O tédio, o isolamento e a falta de perspectiva dos moradores da periferia, e as dificuldades dos adolescentes em tratar a exclusão de seus pares também são abordadas na música, cuja letra traduzida é mais ou menos a seguinte:
“Espalhados nos confins da cidade em ordem geométrica; Uma fronteira isolada entre as luzes brilhantes e o distante e obscuro desconhecido; Crescendo, tudo parece tão parcial; Opiniões todas arranjadas, o futuro pré-decidido, isolado e subdividido na zona de produção em massa; Em lugar algum estão os sonhadores ou os excluídos tão solitários. Subdivisões: nas salas do colegial, nos shoppings; Ajuste-se ou fique de fora; Subdivisões: nos porões dos bares, nas traseiras dos carros; Seja bacana ou fique de fora; Qualquer fuga pode amenizar a verdade pouco atraente, mas os subúrbios não possuem charme para aliviar os sonhos inquietos da juventude (espetacular essa frase...); Atraídos como mariposas nos amontoamos na cidade; A eterna e velha atração em busca de ação; Acesos como vaga-lumes apenas para sentir a noite pulsante; Alguns irão vender seus sonhos por pequenos desejos ou perderão a competição para ratos; Serão pegos em armadilhas e começarão a sonhar com algum lugar para relaxar seu vôo inquieto, algum lugar fora da memória de ruas iluminadas em noites quietas.”

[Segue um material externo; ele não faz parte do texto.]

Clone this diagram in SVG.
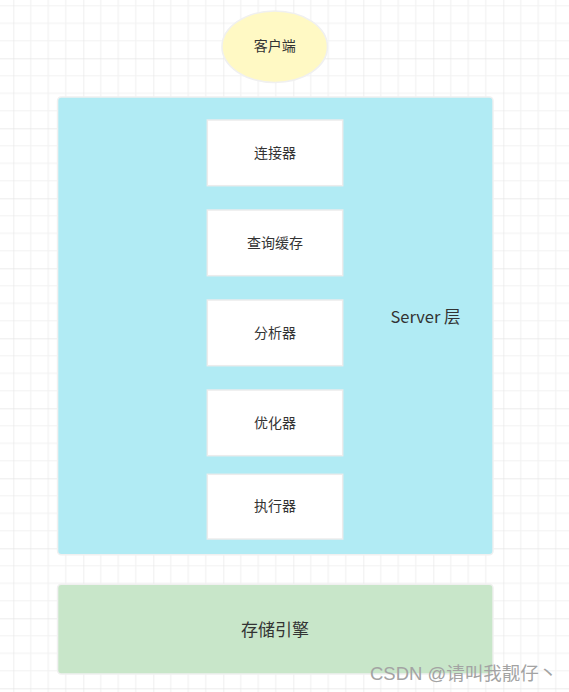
<svg xmlns="http://www.w3.org/2000/svg" width="569" height="692" viewBox="0 0 569 692">
<style>
.lbl{font-family:"Noto Sans CJK SC","Liberation Sans",sans-serif;fill:#333;text-anchor:middle;dominant-baseline:central}
.inner{fill:#fff;stroke:#ececec;stroke-width:1.5}
.halo{fill:none;stroke:#f0f0f0;stroke-width:3}
</style>
<defs>
<pattern id="grid" patternUnits="userSpaceOnUse" x="13.3" y="58.3" width="70" height="70">
<path d="M17.5 0V70M35 0V70M52.5 0V70M0 17.5H70M0 35H70M0 52.5H70" stroke="#f2f2f2" stroke-width="1.2" fill="none"/>
<path d="M0 0V70M0 0H70" stroke="#e6e6e6" stroke-width="1.3" fill="none"/>
</pattern>
</defs>
<rect width="569" height="692" fill="#fff"/>
<rect width="569" height="692" fill="url(#grid)"/>
<g id="client">
<ellipse cx="274.7" cy="46.7" rx="52" ry="35" class="halo"/>
<ellipse cx="274.7" cy="46.7" rx="52" ry="35" fill="#fff9c4"/>
<text class="lbl" x="274.7" y="44.8" font-size="14">客户端</text>
</g>
<g id="server">
<rect x="58.3" y="97.7" width="434" height="456.3" rx="3" class="halo"/>
<rect x="58.3" y="97.7" width="434" height="456.3" rx="3" fill="#b1ebf4"/>
<text class="lbl" x="425.5" y="315.5" font-size="16.5">Server 层</text>
</g>
<g id="connector">
<rect x="207.3" y="120" width="135.4" height="65.7" class="inner"/>
<text class="lbl" x="275" y="151.5" font-size="14">连接器</text>
</g>
<g id="cache">
<rect x="207.3" y="210" width="135.4" height="65.7" class="inner"/>
<text class="lbl" x="275" y="241.5" font-size="14">查询缓存</text>
</g>
<g id="analyzer">
<rect x="207.3" y="300" width="135.4" height="65.7" class="inner"/>
<text class="lbl" x="275" y="331.5" font-size="14">分析器</text>
</g>
<g id="optimizer">
<rect x="207.3" y="390" width="135.4" height="65.7" class="inner"/>
<text class="lbl" x="275" y="421.5" font-size="14">优化器</text>
</g>
<g id="executor">
<rect x="207.3" y="474.3" width="135.4" height="64.7" class="inner"/>
<text class="lbl" x="275" y="505" font-size="14">执行器</text>
</g>
<g id="engine">
<rect x="58.3" y="585" width="434" height="88.3" rx="3" class="halo"/>
<rect x="58.3" y="585" width="434" height="88.3" rx="3" fill="#c8e6c9"/>
<text class="lbl" x="275" y="628.5" font-size="17">存储引擎</text>
</g>
<g id="connectors"></g>
<text x="370" y="680" font-family="'Liberation Sans','Noto Sans CJK SC',sans-serif" font-size="18.5" fill="#a3a3a3">CSDN @请叫我靓仔丶</text>
</svg>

Eu tenho uma opinião bastante particular sobre a letra de “Subdivisions”. Para mim ela é uma metáfora sobre a exclusão da mídia ao longo dos anos, um protesto inteligente. Eles seriam os excluídos, os que ficaram de fora.
Geddy, Alex e Peart sempre foram outsiders, passando quilômetros longe de qualquer popularidade. Não havia um lado negro, apelos sexuais, pactos demoníacos ou qualquer maquiagem para ajudá-los como banda iniciante. Estudar e se qualificar na música era a passagem para a virtuose e o único caminho para o sucesso, com todo esse vento soprando contra.
Justifico desta forma a inexplicável má-vontade por parte da crítica, praticamente banindo o RUSH das publicações roqueiras durante pelo menos 20 anos. O RUSH jamais apareceu em qualquer publicação sem que o assunto fosse o som da banda, e nas poucas vezes em que tiveram espaço, foram invariavelmente desvalorizados pela crítica. Alguns “experts” rotulavam seu som como excessivamente técnico e faziam chacota com a voz de Geddy e com o temperamento fóbico de Peart. Era algo realmente deprimente, praticamente um “bullying” dentro do cenário roqueiro.
Talvez se eles estivessem metidos em escândalos sexuais e maluquices no palco e fora dele a história fosse diferente. Felizmente a intolerância com o RUSH vem diminuindo gradativamente e hoje o cenário crítico tende ao merecido reconhecimento.
Por isso tudo o RUSH é notoriamente tido como uma banda “nerd”, ouvida por “nerds”. Gente perfeccionista que toca para ouvidos perfeccionistas, digamos assim, pouco se lixando para caras e bocas e atitudes polêmicas. O que importa para eles é a qualidade do seu som e a satisfação de seus seguidores. Daí a idolatria dos seus fãs e a admiração por outros músicos.
Sobre o assunto, Geddy Lee disse o seguinte à revista Rolling Stone, no ano passado: “Nós sempre vivemos e trabalhamos à margem da imprensa e principalmente da crítica. Nós nunca aparecemos em revistas badaladas, em colunas sociais ou em páginas de fofocas. Só viramos assunto ou ganhamos capas de revista técnicas. Sempre fomos muito independentes, talvez isso incomode um pouco parte da mídia. Mas isso mudou ao longo do tempo, principalmente por causa dos fãs. Estamos aí há quase 40 anos e nossos fãs são maravilhosos, nos deram apoio nos momentos mais difíceis. Eu acredito que hoje parte da imprensa pense: 'bem, se existe gente tão devotada por causa desses três, então eles não devem ser tão ruins assim’ (risos)".